Recent unionization victories at places like Amazon don't come from the legacy union people. The wave of labor organization in the future is independent worker organization.
Amazon fought to beat back the unionization effort, and the victory against one of the country’s largest private employers could provide a new playbook for workers that are trying to reverse a historic trend away from union rights. And while Amazon confronts this new reality, other companies are dealing with restless workers, including railroad engineers, coal miners, baristas, nurses and teachers.
Some of these union drives aren’t being driven by Washington-led progressive groups. Instead, they are being launched by upstart, worker-led campaigns that effectively ambush large companies still relying on old-model, anti-union strategies.
“We did whatever it took to connect with those workers to make their daily lives just a little bit easier, a little bit less stressful,” said Chris Smalls, a former Amazon employee who led the Staten Island grass-roots effort funded by a GoFundMe account.
The Staten Island victory and recent successes at six Starbucks coffee shops in Buffalo were each accomplished by worker-led unions independent of the labor movement’s legacy organizations. Recruitment campaigns were deeply personal, with workers attracting colleagues one by one and including discussions about civil rights and environmental justice, not just wages and working conditions, strategies that national leaders say could be key to the future of the labor movement.
“If you think of unions as just for a certain industry or sector from the ‘old economy,’ that’s not the case. It’s an outdated view of what unions are,” AFL-CIO President Liz Shuler said in an interview. “Unions are what you want them to be. The workers themselves define it, and I’m seeing all kinds of innovative examples of unions being used to negotiate their companies carbon footprint, and workers in some of these new ‘emerging industries’ are facing the same working conditions and challenges around securing predictable schedules and decent pay and benefits as workers in the traditional economy.”
Workers are wielding new leverage as the economy emerges from pandemic conditions with fewer workers, making employers more desperate for talent. Nearly 8 million workers left the labor force since the start of the pandemic, and almost 4 million workers have quit their jobs each of the last six months, according to federal workforce statistics, in a phenomenon known as the Great Resignation. It’s led to a boost in wages as employers compete for staff; wages have risen 5.6 percent in the past year, although 7.9 percent inflation has eaten away at much of those gains.
“Amazon, like Google and others in tech, relies on a split workforce that is extractive and damaging to all workers — Amazon’s warehouse workers, who do the bulk of the work propping up the company, get a fraction of the pay and benefits given to software engineers and others,” said Parul Koul, a software engineer at Google and executive chair of the Alphabet Workers Union.
There’s also renewed energy for unionization in the health-care industry, as grueling conditions and long hours during the pandemic have pushed more workers to seek out better protections and working conditions.
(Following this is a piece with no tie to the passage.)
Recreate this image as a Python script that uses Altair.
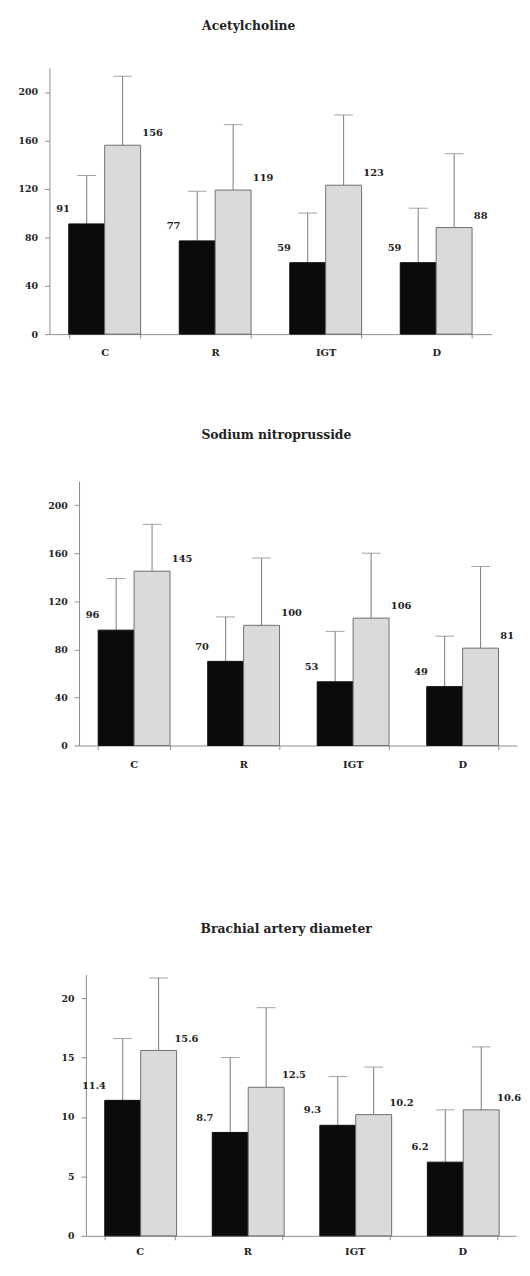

Tens of thousands of health-care workers at Kaiser Permanente threatened to strike in 2021 over the company’s plans to introduce a system where newer employees would get less pay and benefits.
“In the short term there will probably be more organizing efforts at Amazon facilities throughout the country,” Sanders told The Post. “And more broadly it shows that working people are disgusted with the reality that corporate profits are soaring, and the billionaire classes are getting much richer, while working people struggle to meet their basic needs.”